** DATA EXCERPT **
◇ ◇ ◇
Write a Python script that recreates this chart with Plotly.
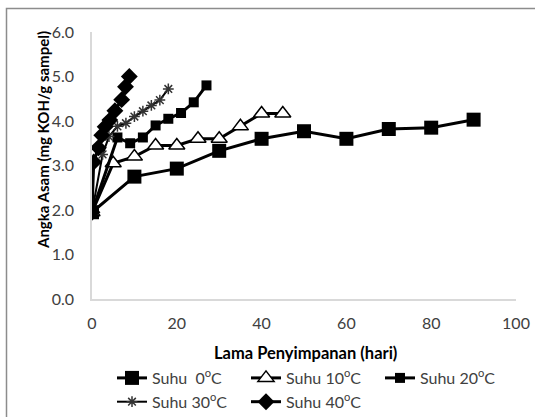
import plotly.graph_objects as go

# ---- data ----
x_0C = [0, 10, 20, 30, 40, 50, 60, 70, 80, 90]
y_0C = [1.95, 2.75, 2.93, 3.33, 3.60, 3.77, 3.60, 3.82, 3.85, 4.03]

x_10C = [0, 5, 10, 15, 20, 25, 30, 35, 40, 45]
y_10C = [1.95, 3.05, 3.20, 3.45, 3.45, 3.60, 3.60, 3.88, 4.17, 4.17]

x_20C = [0, 6, 9, 12, 15, 18, 21, 24, 27]
y_20C = [1.95, 3.63, 3.50, 3.63, 3.90, 4.05, 4.18, 4.42, 4.80]

x_30C = [0, 2.5, 4, 6, 8, 10, 12, 14, 16, 18]
y_30C = [1.95, 3.25, 3.65, 3.88, 3.95, 4.10, 4.22, 4.35, 4.47, 4.72]

x_40C = [0, 0.4, 1.5, 2.3, 3.1, 4.2, 5.4, 7.0, 7.9, 8.8]
y_40C = [1.95, 3.08, 3.40, 3.68, 3.87, 4.02, 4.23, 4.48, 4.77, 5.00]

names = ["Suhu  0<sup>o</sup>C", "Suhu 10<sup>o</sup>C", "Suhu 20<sup>o</sup>C",
         "Suhu 30<sup>o</sup>C", "Suhu 40<sup>o</sup>C"]

x_ticks = [0, 20, 40, 60, 80, 100]
y_ticks = [0, 1, 2, 3, 4, 5, 6]

FONT = "Lato"
TXT = "#404040"

fig = go.Figure()
fig.add_trace(go.Scatter(x=x_0C, y=y_0C, name=names[0], mode="lines+markers",
                         line=dict(color="black", width=3),
                         marker=dict(symbol="square", size=14, color="black")))
fig.add_trace(go.Scatter(x=x_10C, y=y_10C, name=names[1], mode="lines+markers",
                         line=dict(color="black", width=3),
                         marker=dict(symbol="triangle-up", size=14, color="white",
                                     line=dict(color="black", width=1.5))))
fig.add_trace(go.Scatter(x=x_20C, y=y_20C, name=names[2], mode="lines+markers",
                         line=dict(color="black", width=3),
                         marker=dict(symbol="square", size=10, color="black")))
fig.add_trace(go.Scatter(x=x_30C, y=y_30C, name=names[3], mode="lines+markers",
                         line=dict(color="black", width=2),
                         marker=dict(symbol="asterisk", size=9, color="black",
                                     line=dict(color="#333333", width=1.5))))
fig.add_trace(go.Scatter(x=x_40C, y=y_40C, name=names[4], mode="lines+markers",
                         line=dict(color="black", width=3),
                         marker=dict(symbol="diamond", size=13, color="black")))

L, R, T, B = 92, 19, 32, 118
W, H = 535, 417
pw, ph = W - L - R, H - T - B

def px_to_paper_x(px):
    return (px - L) / pw

def px_to_paper_y(py):
    return (H - B - py) / ph

fig.update_layout(
    width=W, height=H,
    margin=dict(l=L, r=R, t=T, b=B, autoexpand=False),
    paper_bgcolor="white", plot_bgcolor="white",
    font=dict(family=FONT, size=15, color=TXT),
    showlegend=True,
    legend=dict(orientation="h", x=px_to_paper_x(112), xanchor="left",
                y=px_to_paper_y(361), yanchor="top",
                entrywidth=89, entrywidthmode="pixels",
                font=dict(family=FONT, size=16, color=TXT),
                tracegroupgap=0, itemwidth=30, bgcolor="rgba(0,0,0,0)"),
    xaxis=dict(range=[0, 100], tickvals=x_ticks, ticktext=[str(v) for v in x_ticks],
               showgrid=False, zeroline=False, showline=True, linecolor="#d9d9d9",
               linewidth=1.5, ticks="", ticklabelstandoff=9,
               tickfont=dict(family=FONT, size=16, color=TXT)),
    yaxis=dict(range=[0, 6], tickvals=y_ticks, ticktext=[f"{v:.1f}" for v in y_ticks],
               showgrid=False, zeroline=False, showline=True, linecolor="#d9d9d9",
               linewidth=1.5, ticks="", ticklabelstandoff=13,
               tickfont=dict(family=FONT, size=16, color=TXT)),
    annotations=[
        dict(text="<b>Lama Penyimpanan (hari)</b>", xref="paper", yref="paper",
             x=px_to_paper_x(305), y=px_to_paper_y(353), showarrow=False,
             xanchor="center", yanchor="middle",
             font=dict(family=FONT, size=16.5, color="black")),
        dict(text="<b>Angka Asam (mg KOH/g sampel)</b>", xref="paper", yref="paper",
             x=px_to_paper_x(43), y=px_to_paper_y(140), showarrow=False, textangle=-90,
             xanchor="center", yanchor="middle",
             font=dict(family=FONT, size=15, color="black")),
    ],
    shapes=[
        dict(type="rect", xref="paper", yref="paper",
             x0=px_to_paper_x(6.5), x1=px_to_paper_x(560),
             y0=px_to_paper_y(440), y1=px_to_paper_y(8.5),
             line=dict(color="#8c8c8c", width=1.5), fillcolor="rgba(0,0,0,0)",
             layer="below"),
    ],
)

fig.write_html("out.html")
◇ ◇ ◇
** REQUIREMENT **
Write out again exactly the lines from the start of the data above through the line containing "3.82, 3.85, 4.03]", inclusive, excluding any pictures.

** WORKED ANSWER **
Write a Python script that recreates this chart with Plotly.
import plotly.graph_objects as go

# ---- data ----
x_0C = [0, 10, 20, 30, 40, 50, 60, 70, 80, 90]
y_0C = [1.95, 2.75, 2.93, 3.33, 3.60, 3.77, 3.60, 3.82, 3.85, 4.03]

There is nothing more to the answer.